Almost a year ago, I wrote an article called ‘The Rape of Malta’, followed by other articles outlining the disaster that is our construction industry. Many of us have asked more than once what it’s going to take for us to respect the environment we live in, as well as enforce the laws in place when it comes to building.

And yet, in the past two weeks, it was made public that the waste that you will be fined for not separating is actually being all mixed together and thrown into one massive pile once it leaves your custody. Then, just two days ago, the unthinkable happened when a woman was literally murdered in her own home when an adjacent plot of land was excavated and her home collapsed.

My echo chamber on social media has made much of Miriam Pace’s death. There has been anger and outrage but there is also something else I couldn’t put my finger on till I sat down to write this: complacency. It would seem the exhaustion is not just mine; much of our anger is tempered with frustration and desensitisation.
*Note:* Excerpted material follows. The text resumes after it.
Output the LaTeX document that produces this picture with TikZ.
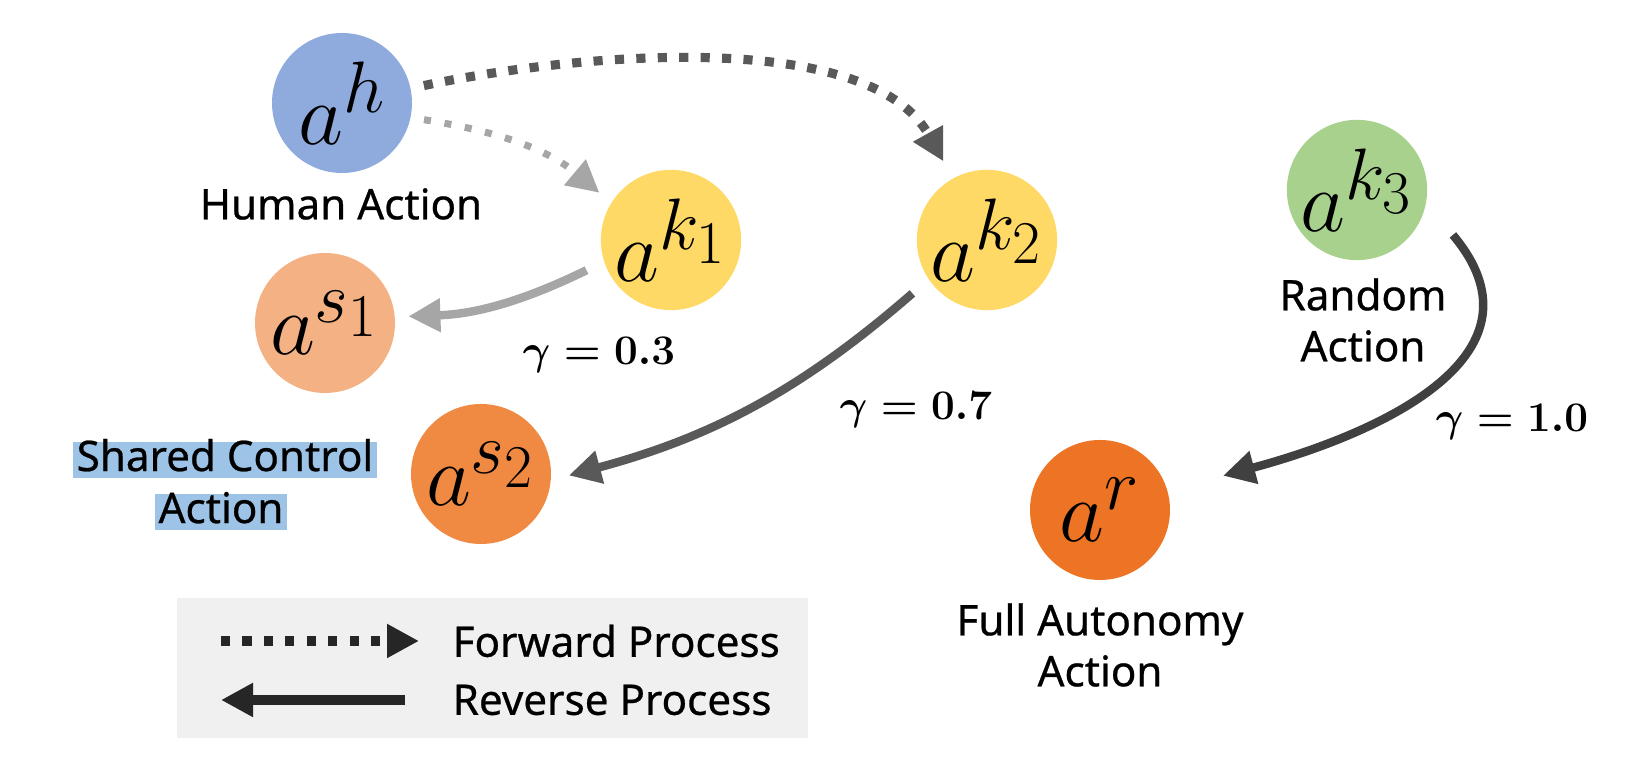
\documentclass[tikz,border=0pt]{standalone}
\usepackage{amsmath,amssymb}
\usepackage{fontspec}
\setmainfont{Noto Sans}[FakeBold=0.6]
\usepackage{xcolor}
\usepackage{tikz}
\usetikzlibrary{arrows.meta}

\definecolor{humanblue}{HTML}{8FAADC}
\definecolor{keyyellow}{HTML}{FFD966}
\definecolor{randgreen}{HTML}{A9D18E}
\definecolor{sharedlight}{HTML}{F4B183}
\definecolor{shareddark}{HTML}{F08A42}
\definecolor{autoorange}{HTML}{EC7424}
\definecolor{inkmid}{HTML}{595959}
\definecolor{inkdark}{HTML}{404040}
\definecolor{inklight}{HTML}{A6A6A6}
\definecolor{legendink}{HTML}{262626}
\definecolor{legendgray}{HTML}{F0F0F0}
\definecolor{hlblue}{HTML}{9DC3E6}

\begin{document}
\begin{tikzpicture}[
    act/.style={circle, minimum size=1.4cm, inner sep=0pt, font=\fontsize{24.88}{28}\selectfont},
    lbl/.style={font=\fontsize{12}{14.5}\selectfont, align=center, inner sep=0pt},
    gam/.style={font=\fontsize{12}{14}\selectfont, inner sep=0pt},
    hilite/.style={fill=hlblue, font=\fontsize{12}{14.5}\selectfont, inner xsep=1pt, inner ysep=0pt, text height=8.4pt, text depth=2.1pt},
    fwd/.style={line width=2.6pt, dash pattern=on 2.6pt off 3.5pt, -{Triangle[length=0.32cm, width=0.32cm]}},
    rev/.style={line width=2.4pt, -{Triangle[length=0.32cm, width=0.32cm]}},
]
        \useasboundingbox (0,0) rectangle (16.5,7.6);

        % actions
        \node[act, fill=humanblue] (ah) at (3.42, 6.57) {$a^{h}$};
        \node[act, fill=keyyellow] (k1) at (6.71, 5.20) {$a^{k_1}$};
        \node[act, fill=keyyellow] (k2) at (9.87, 5.20) {$a^{k_2}$};
        \node[act, fill=randgreen] (k3) at (13.57, 5.70) {$a^{k_3}$};
        \node[act, fill=sharedlight] (s1) at (3.25, 4.37) {$a^{s_1}$};
        \node[act, fill=shareddark] (s2) at (4.81, 2.86) {$a^{s_2}$};
        \node[act, fill=autoorange] (ar) at (11.00, 2.50) {$a^{r}$};

        \node[lbl] (ahlbl) at (3.41, 5.56) {Human Action};
        \node[lbl] (k3lbl) at (13.63, 4.40) {Random\\Action};
        \node[lbl] (arlbl) at (11.00, 1.15) {Full Autonomy\\Action};
        \node[hilite] (s2lbla) at (2.25, 3.00) {Shared Control};
        \node[hilite] (s2lblb) at (2.21, 2.48) {Action};

        \node[gam] (g1) at (5.99, 4.05) {$\boldsymbol{\gamma = 0.3}$};
        \node[gam] (g2) at (9.16, 3.50) {$\boldsymbol{\gamma = 0.7}$};
        \node[gam] (g3) at (15.12, 3.38) {$\boldsymbol{\gamma = 1.0}$};

        % forward process
        \draw[fwd, inkmid, shorten <=0.13cm, shorten >=0.19cm]
            (ah.12) to[out=12, in=119, looseness=0.8] (k2.119);
        \draw[fwd, inklight, line width=2pt, dash pattern=on 2pt off 3.9pt, shorten <=0.13cm, shorten >=0.15cm]
            (ah.-12) to[out=-9, in=140] (k1.148);

        % reverse process
        \draw[rev, inklight, shorten <=0.19cm, shorten >=0.13cm] (k1.198) to[out=206, in=2] (s1.5);
        \draw[rev, inkmid, shorten <=0.21cm, shorten >=0.18cm] (k2.214) to[out=221, in=15] (s2.-5);
        \draw[rev, inkdark, shorten <=0.41cm, shorten >=0.57cm]
            (k3.-11) to[out=-50, in=15, looseness=1.35] (ar.16);

        % legend
        \fill[legendgray] (1.77, 0.22) rectangle (8.08, 1.62);
        \coordinate (fwdA) at (2.21, 1.19);
        \coordinate (fwdB) at (4.19, 1.19);
        \coordinate (revA) at (4.05, 0.60);
        \coordinate (revB) at (2.21, 0.60);
        \draw[fwd, legendink] (fwdA) -- (fwdB);
        \draw[rev, legendink, line width=3pt] (revA) -- (revB);
        \node[lbl, anchor=west] (fwdlbl) at (4.52, 1.19) {Forward Process};
        \node[lbl, anchor=west] (revlbl) at (4.52, 0.60) {Reverse Process};
\end{tikzpicture}
\end{document}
Who do you turn to when the only people that can make the change are the reason change is needed? It’s a Catch22 situation, one that so many people feel like they can’t win. For every fire started, there are 100 people ready to put it out.

The Maltese simply can’t seem to be able to deal with more bad news, so they do what they always do best: they party. And the more they find places to spend their money and not face the disasters staring them in the face, the happier they are.

Our current “masters” know this for a fact and strive to dedicate ever more of our tax money on giving us shows of a lifetime. Who was it who said the bigger the wedding, the more there is to hide?

We swing from one disaster to the next and apply a collective amnesia in between. Within a few hours of finding this poor woman dead, we were being told that our anger was only fuelling people who were trying to steal our votes. And then there’s my favourite part: the one where we are told that our reactions are disrespectful to the grieving family.

The bottom line always seems to be that anyone who doesn’t smile and nod like something out of The Handmaid’s Tale is a danger to the collective peace.

Dissenters are to be singled out, labelled and silenced. Journalists are dangerous because they put ideas into people’s heads or give words to the little voices we all have inside of us screaming that all is not well.

All is not well tonight. Not for Miriam Pace, not for her family and not for us. And all will continue not to be well till justice is served and till our laws actually count for something. And though many of us are tired, we will all continue to remind the powers that be that all is not well till it is. This, I am certain of.